Pregunta por qué y no le respondo. No tengo el
valor. No le puedo explicar cuán casada estoy de verla acostada siempre en la
misma postura haciendo un esfuerzo enorme por respirar. Tampoco le puedo hablar
de lo mucho que me duele darle la papilla en la boca y que la deje caer o que
ni siquiera sea capaz de tragarla. No le puedo contar todas las veces que me he
quedado despierta para hacerle compañía aunque ella estuviera inconsciente
debido a los muchos medicamentos que intentan quitarle el dolor.

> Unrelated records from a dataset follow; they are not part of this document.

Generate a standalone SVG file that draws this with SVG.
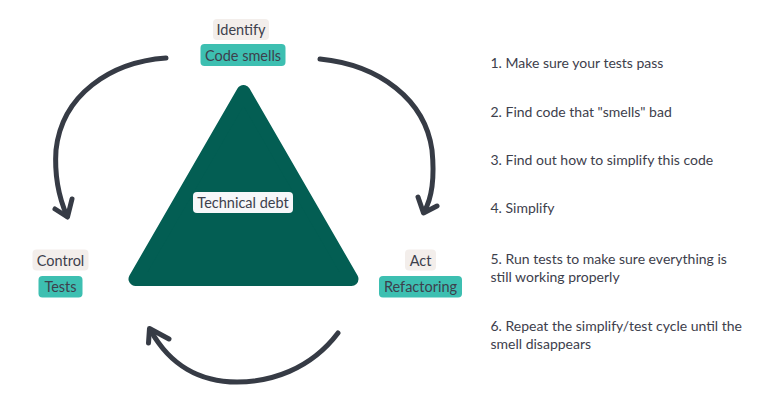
<svg xmlns="http://www.w3.org/2000/svg" width="779" height="406" viewBox="0 0 779 406">
<style>
text{font-family:Lato,"Noto Sans","Liberation Sans",sans-serif;font-size:14.5px;fill:#3d404c}
.lbl{text-anchor:middle;dominant-baseline:central}
.beige{fill:#f3eeeb}
.teal{fill:#3dbfb1}
.white{fill:#f6f7f9}
.arrow{fill:none;stroke:#363b45;stroke-width:5;stroke-linecap:round;stroke-linejoin:round}
.steps text{font-size:14px}
</style>
<rect width="779" height="406" fill="#ffffff"/>
<g id="triangle">
<polygon points="243.5,92 135.5,279 351.5,279" fill="#035e53" stroke="#035e53" stroke-width="14" stroke-linejoin="round"/>
<rect class="white" x="193" y="192" width="100" height="21" rx="4"/>
<text class="lbl" x="243" y="202.5">Technical debt</text>
</g>
<g id="identify">
<rect class="beige" x="213" y="19" width="56" height="21" rx="4"/>
<text class="lbl" x="241" y="29.5">Identify</text>
</g>
<g id="code-smells">
<rect class="teal" x="200.5" y="44" width="85" height="22" rx="4"/>
<text class="lbl" x="243" y="55">Code smells</text>
</g>
<g id="control">
<rect class="beige" x="32.5" y="249.5" width="56" height="21" rx="4"/>
<text class="lbl" x="60.5" y="260">Control</text>
</g>
<g id="tests">
<rect class="teal" x="38.5" y="276" width="44" height="21.5" rx="4"/>
<text class="lbl" x="60.5" y="286.7">Tests</text>
</g>
<g id="act">
<rect class="beige" x="405" y="249.5" width="31" height="21" rx="4"/>
<text class="lbl" x="420.5" y="260">Act</text>
</g>
<g id="refactoring">
<rect class="teal" x="379" y="276" width="83" height="21.5" rx="4"/>
<text class="lbl" x="420.5" y="286.7">Refactoring</text>
</g>
<g id="connectors">
<path class="arrow" d="M166,58 C110,62 62,95 56,150 C54,180 60,200 67,216"/>
<polyline class="arrow" points="55,209 67.5,217 72,199"/>
<path class="arrow" d="M320,59 C380,65 425,100 432,150 C435,180 431,200 424,212"/>
<polyline class="arrow" points="418,197 423.5,213 437,206"/>
<path class="arrow" d="M338,333 C310,370 270,382 237,382 C200,382 170,365 151,331"/>
<polyline class="arrow" points="148.5,343 149.5,328.5 169,339"/>
</g>
<g id="steps" class="steps">
<text x="490.5" y="68">1. Make sure your tests pass</text>
<text x="490.5" y="116.5">2. Find code that "smells" bad</text>
<text x="490.5" y="164.5">3. Find out how to simplify this code</text>
<text x="490.5" y="213">4. Simplify</text>
<text x="490.5" y="263.5">5. Run tests to make sure everything is</text>
<text x="490.5" y="282">still working properly</text>
<text x="490.5" y="330.5">6. Repeat the simplify/test cycle until the</text>
<text x="490.5" y="348.5">smell disappears</text>
</g>
</svg>
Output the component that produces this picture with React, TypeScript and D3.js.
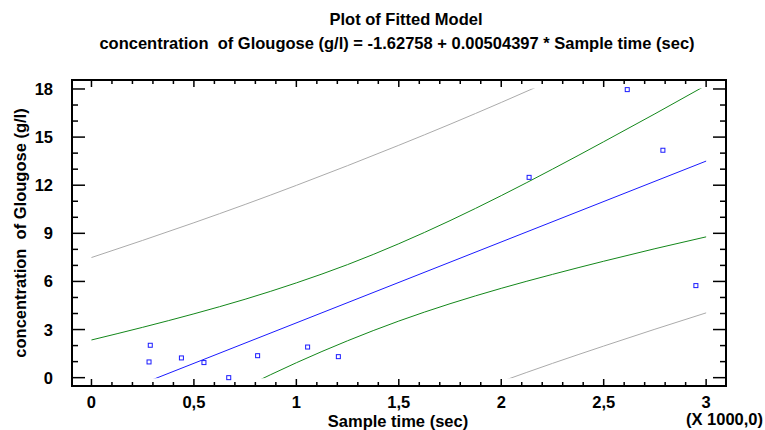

Simplemente no puedo decirle que se ha vuelto
una carga, que nada puedo hacer por ella, que la enfermedad que tiene le ganó
hace ya muchas semanas. No puedo quitarle las esperanzas que aún tiene en la
vida, la ilusión que le hace verme aparecer cada mañana con un plato de caldo
caliente y un pan que no puede comer, el entusiasmo con el que habla de lo que
haremos juntas cuando se sienta mejor. No tengo ningún derecho a quitarle las
ganas de vivir aunque las mías se me hayan escapado desde que ella se enfermó.

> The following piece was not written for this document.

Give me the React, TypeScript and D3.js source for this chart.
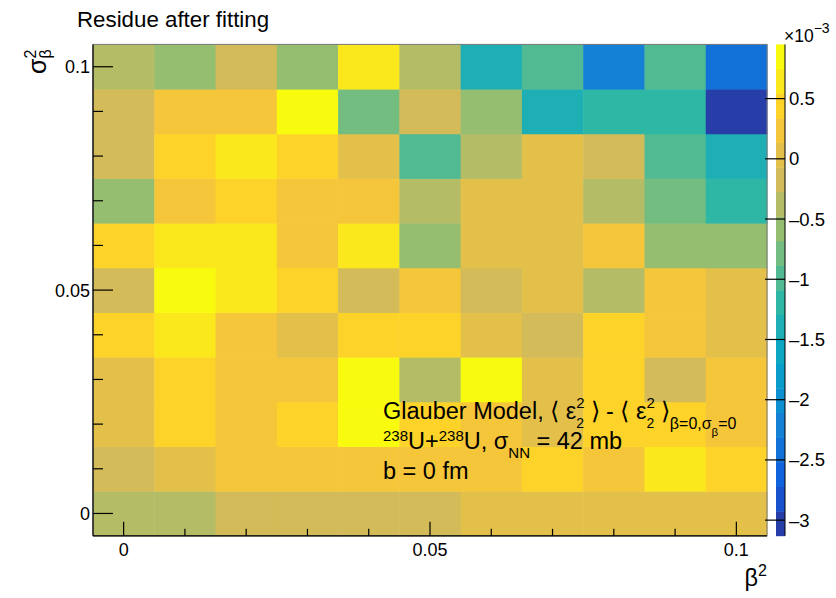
import React from "react";
import * as d3 from "d3";

const FONT = "'Liberation Sans', Arial, Helvetica, sans-serif";

// bin centres
const xBins = [0, 0.01, 0.02, 0.03, 0.04, 0.05, 0.06, 0.07, 0.08, 0.09, 0.1];
const yBins = [0, 0.01, 0.02, 0.03, 0.04, 0.05, 0.06, 0.07, 0.08, 0.09, 0.1];

// residue values (x 1e-3), one row per y bin, starting at y = 0
const row000 = [-0.37, -0.36, -0.18, -0.16, -0.17, -0.15, 0.02, 0.04, 0.03, 0.05, 0.02];
const row001 = [-0.17, 0.03, 0.23, 0.25, 0.24, 0.22, 0.26, 0.44, 0.25, 0.66, 0.45];
const row002 = [0.04, 0.43, 0.24, 0.45, 0.86, 0.44, 0.23, 0.02, 0.45, 0.43, 0.25];
const row003 = [0.03, 0.44, 0.25, 0.23, 0.88, -0.37, 0.87, 0.04, 0.46, -0.16, 0.24];
const row004 = [0.45, 0.64, 0.24, 0.03, 0.43, 0.44, 0.02, -0.17, 0.44, 0.25, 0.04];
const row005 = [-0.18, 0.95, 0.66, 0.45, -0.16, 0.24, -0.17, 0.03, -0.38, 0.23, 0.02];
const row006 = [0.44, 0.65, 0.64, 0.24, 0.66, -0.58, 0.03, 0.04, 0.25, -0.57, -0.59];
const row007 = [-0.58, 0.24, 0.45, 0.23, 0.25, -0.37, 0.03, 0.02, -0.38, -0.78, -1.19];
const row008 = [-0.17, 0.44, 0.65, 0.43, 0.03, -0.99, -0.37, 0.04, -0.18, -0.98, -1.4];
const row009 = [-0.16, 0.24, 0.25, 0.87, -0.78, -0.17, -0.58, -1.4, -1.19, -1.2, -3.13];
const row010 = [-0.37, -0.58, -0.17, -0.57, 0.66, -0.38, -1.41, -0.99, -2.21, -0.98, -2.42];
const rows = [row000, row001, row002, row003, row004, row005, row006, row007, row008, row009, row010];

const xTicksMajor = [0, 0.05, 0.1];
const xTickLabels = ["0", "0.05", "0.1"];
const yTicksMajor = [0, 0.05, 0.1];
const yTickLabels = ["0", "0.05", "0.1"];
const minorTicks = [0, 0.01, 0.02, 0.03, 0.04, 0.05, 0.06, 0.07, 0.08, 0.09, 0.1];
const zTicks = [0.5, 0, -0.5, -1, -1.5, -2, -2.5, -3];
const zTickLabels = ["0.5", "0", "\u20130.5", "\u20131", "\u20131.5", "\u20132", "\u20132.5", "\u20133"];

// kBird palette
const birdStops = [0, 0.125, 0.25, 0.375, 0.5, 0.625, 0.75, 0.875, 1];
const birdR = [0.2082, 0.0592, 0.078, 0.0232, 0.1802, 0.5301, 0.8186, 0.9956, 0.9764];
const birdG = [0.1664, 0.3599, 0.5041, 0.6419, 0.7178, 0.7492, 0.7328, 0.7862, 0.9832];
const birdB = [0.5293, 0.8684, 0.8385, 0.7914, 0.6425, 0.4662, 0.3499, 0.1968, 0.0539];
const NLEVELS = 20;
const NCOLORS = 255;

export default function App() {
  const W = 836, H = 598;
  const fx0 = 93, fx1 = 767, fy0 = 44.4, fy1 = 535.8;
  const x = d3.scaleLinear().domain([-0.005, 0.105]).range([fx0, fx1]);
  const y = d3.scaleLinear().domain([-0.005, 0.105]).range([fy1, fy0]);
  const all = rows.flat();
  const [zmin, zmax] = d3.extent(all) as [number, number];
  const z = d3.scaleLinear().domain([zmin, zmax]).range([fy1, fy0]);
  const grad = d3
    .scaleLinear<string>()
    .domain(birdStops)
    .range(birdStops.map((_, i) => d3.rgb(birdR[i] * 255, birdG[i] * 255, birdB[i] * 255).toString()))
    .interpolate(d3.interpolateRgb);
  const levelColor = (lvl: number) => {
    const idx = Math.floor((lvl + 0.99) * NCOLORS / NLEVELS);
    return grad(idx / (NCOLORS - 1));
  };
  const levelOf = (v: number) =>
    Math.max(0, Math.min(NLEVELS - 1, Math.floor(((v - zmin) / (zmax - zmin)) * NLEVELS)));
  const half = 0.005;
  const levels = d3.range(NLEVELS);
  const px0 = 776, px1 = 785;
  const TS = 18;
  const AS = 23.5;
  const SS = 15;

  return (
    <svg width={W} height={H} style={{ display: "block", position: "absolute", left: 0, top: 0 }} fontFamily={FONT}>
      <rect x={0} y={0} width={W} height={H} fill="#fff" />
      {/* cells */}
      {rows.map((r, j) =>
        r.map((v, i) => (
          <rect
            key={`c${i}-${j}`}
            x={x(xBins[i] - half)}
            y={y(yBins[j] + half)}
            width={x(xBins[i] + half) - x(xBins[i] - half) + 0.5}
            height={y(yBins[j] - half) - y(yBins[j] + half) + 0.5}
            fill={levelColor(levelOf(v))}
          />
        ))
      )}
      <rect x={fx0} y={fy0} width={fx1 - fx0} height={fy1 - fy0} fill="none" stroke="#777" strokeWidth={1} />
      {/* axes lines */}
      <line x1={fx0} x2={fx0} y1={fy0} y2={fy1} stroke="#000" strokeWidth={1.2} />
      <line x1={fx0} x2={fx1} y1={fy1} y2={fy1} stroke="#000" strokeWidth={1.2} />
      {/* x ticks */}
      {minorTicks.map((t) => (
        <line key={`xm${t}`} x1={x(t)} x2={x(t)} y1={fy1} y2={fy1 - (xTicksMajor.includes(t) ? 14 : 7)} stroke="#000" strokeWidth={1.2} />
      ))}
      {xTicksMajor.map((t, i) => (
        <text key={`xl${t}`} x={x(t)} y={556} fontSize={TS} textAnchor="middle">{xTickLabels[i]}</text>
      ))}
      {/* y ticks */}
      {minorTicks.map((t) => (
        <line key={`ym${t}`} x1={fx0} x2={fx0 + (yTicksMajor.includes(t) ? 20 : 10)} y1={y(t)} y2={y(t)} stroke="#000" strokeWidth={1.2} />
      ))}
      {yTicksMajor.map((t, i) => (
        <text key={`yl${t}`} x={90} y={y(t) + 6.5} fontSize={TS} textAnchor="end">{yTickLabels[i]}</text>
      ))}
      {/* palette */}
      {levels.map((l) => (
        <rect
          key={`p${l}`}
          x={px0}
          y={z(zmin + ((l + 1) * (zmax - zmin)) / NLEVELS)}
          width={px1 - px0}
          height={(fy1 - fy0) / NLEVELS + 0.4}
          fill={levelColor(l)}
        />
      ))}
      <line x1={px1} x2={px1} y1={fy0} y2={fy1} stroke="#000" strokeWidth={1} />
      {zTicks.map((t, i) => (
        <g key={`z${t}`}>
          <line x1={px1} x2={px1 - 20} y1={z(t)} y2={z(t)} stroke="#000" strokeWidth={1.2} />
          <text x={789} y={z(t) + 6.5} fontSize={18.5}>{zTickLabels[i]}</text>
        </g>
      ))}
      <text x={784} y={42} fontSize={17.5}>
        {"\u00d710"}
        <tspan dy={-9} fontSize={14}>{"\u22123"}</tspan>
      </text>
      {/* titles */}
      <text x={77} y={27} fontSize={22.3}>Residue after fitting</text>
      <text x={767} y={586} fontSize={23.5} textAnchor="end">
        {"\u03b2"}
        <tspan dy={-10} fontSize={16}>2</tspan>
      </text>
      <g transform={`translate(46, 50) rotate(-90)`}>
        <text x={0} y={0} fontSize={25}>
          <tspan x={-24}>{"\u03c3"}</tspan>
          <tspan dy={-10} fontSize={16}>2</tspan>
          <tspan dx={-8.9} dy={15} fontSize={16}>{"\u03b2"}</tspan>
        </text>
      </g>
      {/* annotation */}
      <g fontSize={AS}>
        <text x={383} y={419}>
          {"Glauber Model, \u27e8 \u03b5"}
          <tspan dy={-11} fontSize={SS}>2</tspan>
          <tspan dx={-8.3} dy={20} fontSize={14}>2</tspan>
          <tspan dy={-9} fontSize={AS}>{" \u27e9 - \u27e8 \u03b5"}</tspan>
          <tspan dy={-11} fontSize={SS}>2</tspan>
          <tspan dx={-8.3} dy={20} fontSize={14}>2</tspan>
          <tspan dy={-9} fontSize={AS}>{" \u27e9"}</tspan>
          <tspan dy={10} fontSize={16}>{"\u03b2=0,\u03c3"}</tspan>
          <tspan dy={7} fontSize={11.5}>{"\u03b2"}</tspan>
          <tspan dy={-7} fontSize={16}>=0</tspan>
        </text>
        <text x={383} y={449}>
          <tspan dy={-8} fontSize={SS}>238</tspan>
          <tspan dy={8}>U+</tspan>
          <tspan dy={-8} fontSize={SS}>238</tspan>
          <tspan dy={8}>{"U, \u03c3"}</tspan>
          <tspan dy={9} fontSize={SS}>NN</tspan>
          <tspan dy={-9}>{" = 42 mb"}</tspan>
        </text>
        <text x={383} y={479}>b = 0 fm</text>
      </g>
    </svg>
  );
}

Por eso cuando me ve tomar una de sus
almohadas y acercarme a ella con la tristeza inundándome los ojos y me pregunta
“por qué” poniendo todas las fuerzas que le quedan en intentar que el miedo no
se refleje en sus palabras, le respondo que porque la amo. No lo comprende y
tal vez tampoco yo lo comprenda. Pero he tomado una decisión y no debe haber vuelta atrás.
Aprieto la almohada
contra su rostro y espero. Espero porque es todo lo que puedo hacer.